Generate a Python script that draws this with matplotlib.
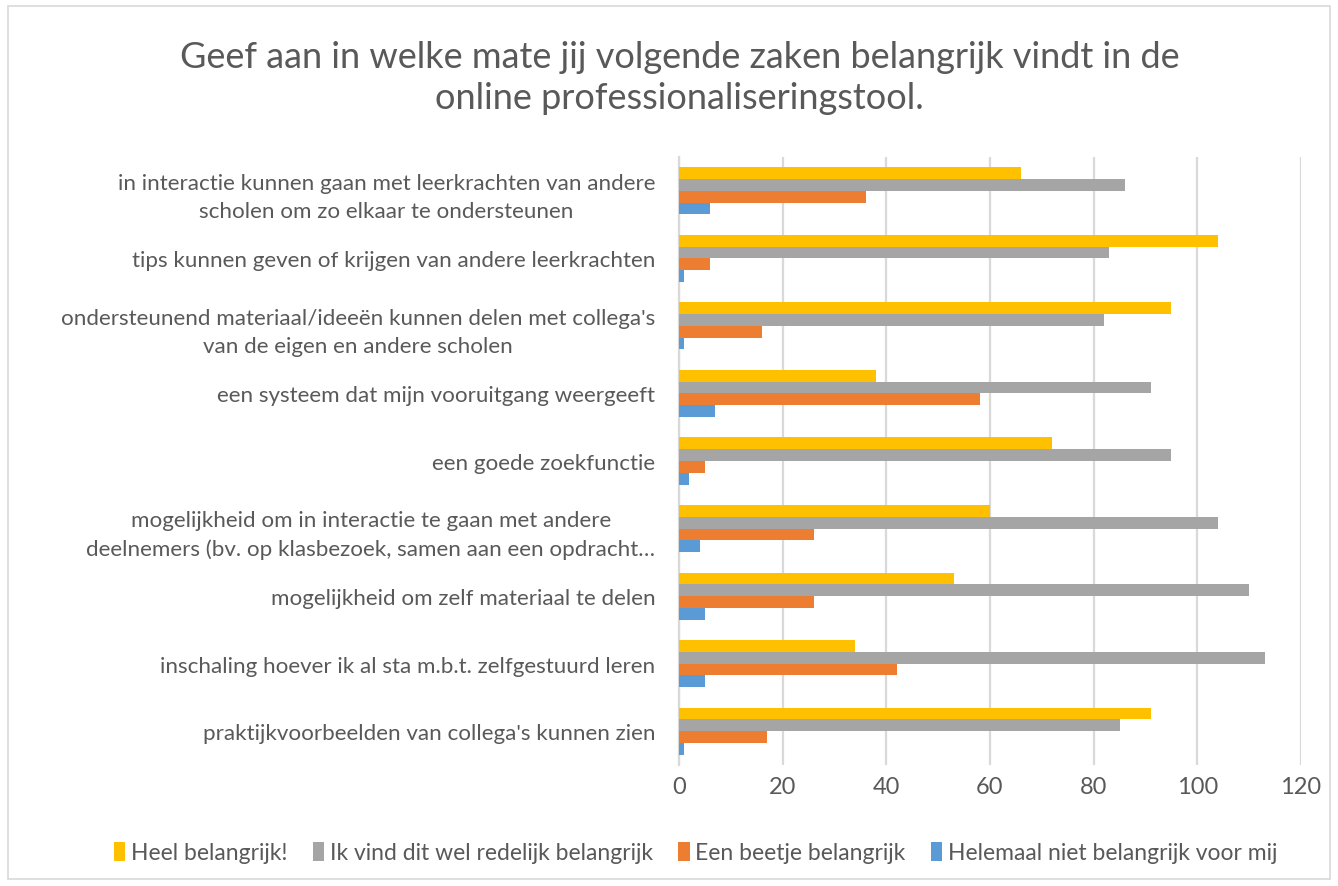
import numpy as np
import matplotlib.pyplot as plt
from matplotlib.patches import Rectangle

plt.rcParams['font.family'] = ['Lato', 'DejaVu Sans']

categories = [
    "in interactie kunnen gaan met leerkrachten van andere\nscholen om zo elkaar te ondersteunen",
    "tips kunnen geven of krijgen van andere leerkrachten",
    "ondersteunend materiaal/ideeën kunnen delen met collega's\nvan de eigen en andere scholen",
    "een systeem dat mijn vooruitgang weergeeft",
    "een goede zoekfunctie",
    "mogelijkheid om in interactie te gaan met andere\ndeelnemers (bv. op klasbezoek, samen aan een opdracht…",
    "mogelijkheid om zelf materiaal te delen",
    "inschaling hoever ik al sta m.b.t. zelfgestuurd leren",
    "praktijkvoorbeelden van collega's kunnen zien",
]
series_names = ["Heel belangrijk!", "Ik vind dit wel redelijk belangrijk",
                "Een beetje belangrijk", "Helemaal niet belangrijk voor mij"]
heel = [66, 104, 95, 38, 72, 60, 53, 34, 91]
redelijk = [86, 83, 82, 91, 95, 104, 110, 113, 85]
beetje = [36, 6, 16, 58, 5, 26, 26, 42, 17]
helemaal = [6, 1, 1, 7, 2, 4, 5, 5, 1]
xticks = [0, 20, 40, 60, 80, 100, 120]

colors = ['#FFC000', '#A5A5A5', '#ED7D31', '#5B9BD5']
txt = '#595959'

fig = plt.figure(figsize=(13.38, 8.87), dpi=100)
ax = fig.add_axes([0.5075, 0.1364, 0.4648, 0.6855])

n = len(categories)
ypos = np.arange(n)[::-1]
h = 0.174
offsets = [1.5 * h, 0.5 * h, -0.5 * h, -1.5 * h]
for vals, off, c, name in zip([heel, redelijk, beetje, helemaal], offsets, colors, series_names):
    ax.barh(ypos + off, vals, height=h, color=c, label=name, zorder=3)

ax.set_xlim(0, 120)
ax.set_ylim(-0.5, n - 0.5)
ax.set_xticks(xticks)
ax.set_xticklabels([str(t) for t in xticks], fontsize=17, color=txt)
ax.set_yticks(ypos)
ax.set_yticklabels(categories, fontsize=16.1, color=txt, multialignment='center',
                   linespacing=1.5)
ax.tick_params(axis='y', length=0, pad=17)
ax.tick_params(axis='x', length=0, pad=8)
ax.grid(axis='x', color='#D9D9D9', linewidth=1.6, zorder=0)
for s in ['top', 'right', 'bottom']:
    ax.spines[s].set_visible(False)
ax.spines['left'].set_color('#D9D9D9')
ax.spines['left'].set_linewidth(1.6)

fig.text(0.508, 0.912, "Geef aan in welke mate jij volgende zaken belangrijk vindt in de\nonline professionaliseringstool.",
         ha='center', va='center', fontsize=26, color=txt, linespacing=1.32)

fig.legend(loc='center', bbox_to_anchor=(0.52, 0.038), ncol=4, frameon=False,
           fontsize=16.5, labelcolor=txt, handlelength=0.5, handleheight=0.9,
           handletextpad=0.25, columnspacing=1.1)

fig.patches.append(Rectangle((8 / 1338, 7 / 887), 1322 / 1338, 873 / 887,
                             transform=fig.transFigure, fill=False,
                             edgecolor='#D9D9D9', linewidth=1.2))

fig.savefig('out.png', dpi=100)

--

REQUIREMENT: Repeat the listing above from its first line through the line that contains "plt.rcParams['font.family'] = ['Lato', 'DejaVu", both included, and nothing more. Drop the pictures.

WRITTEN ANSWER:
Generate a Python script that draws this with matplotlib.
import numpy as np
import matplotlib.pyplot as plt
from matplotlib.patches import Rectangle

plt.rcParams['font.family'] = ['Lato', 'DejaVu Sans']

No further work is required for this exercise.